Innovative Bariatric Surgery Protocol at St. Luke’s improves patient care

Bethlehem (5/27/2011) - An innovative approach to managing bariatric surgery patients called Fast Track Bariatric Surgery (FTBS) has been adopted at St. Luke’s Hospital - Allentown Campus. The results – an even shorter length of stay and reduced complication and readmission rates compared to other Bariatric Surgery Centers across the country.

With this new approach, bariatric surgery patients undergo a standardized pre-operative and post-operative protocol. “We have performed this approach on 229 patients so far and our results are astonishing,” says bariatric surgeon Maher El Chaar, MD, Co-medical Director, St. Luke’s Bariatric Surgery Program. 

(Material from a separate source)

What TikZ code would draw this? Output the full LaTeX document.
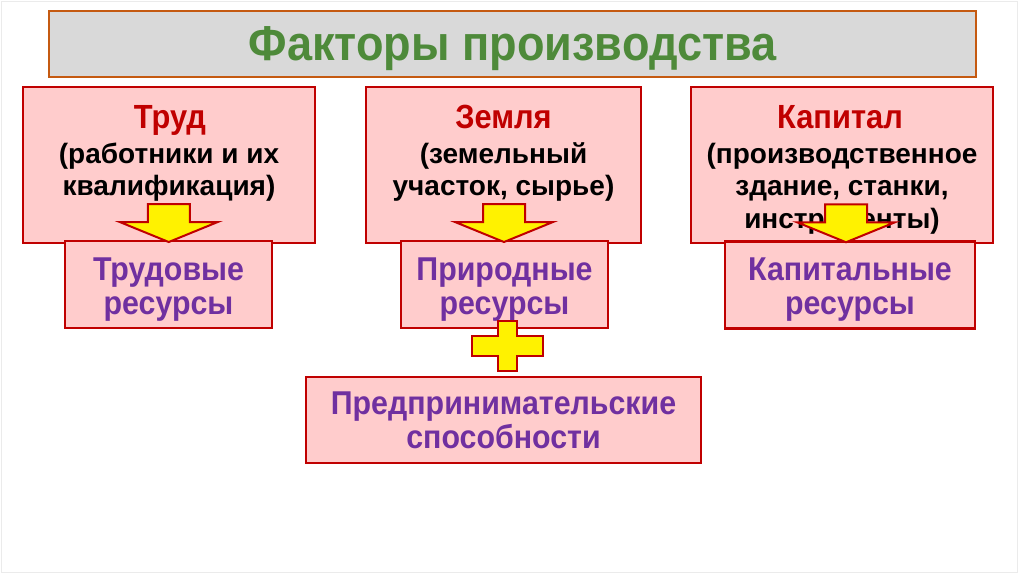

Among this initial group of patients, 158 underwent a laparoscopic gastric bypass and 71 underwent a laparoscopic sleeve gastrectomy. “No NGT, foley catheters or drains were used on any of our patients,” says Dr. El Chaar. “Our results using FTBS showed that not only is the hospital stay significantly shorter, but also patient safety and outcomes improved significantly compared to other bariatric centers of excellence in the nation.”

The average hospital length-of-stay following FTBS at St. Luke’s was 32 hours (1.3 days) compared to three to five days in other centers.  The 30-day complication rate was 2.6 percent compared to a national rate of 4.3 percent based on the most recent analysis by the Longitudinal Assessment of Bariatric Surgery (LABS) consortium that reviewed almost 4,700 patients in 10 different clinical sites in the United States. The 30-day readmission rate was also significantly lower at St. Luke’s than at other centers – three percent versus six to eight percent.

“Using FTBS, we were able to discharge our patients faster and improve the outcome of surgery,” says Dr. El Chaar.  “Our results will be presented at the American Society of Metabolic and Bariatric Surgery (ASMBS) in Orlando, Florida and were also submitted for publication in SOARD, the official journal of ASMBS.”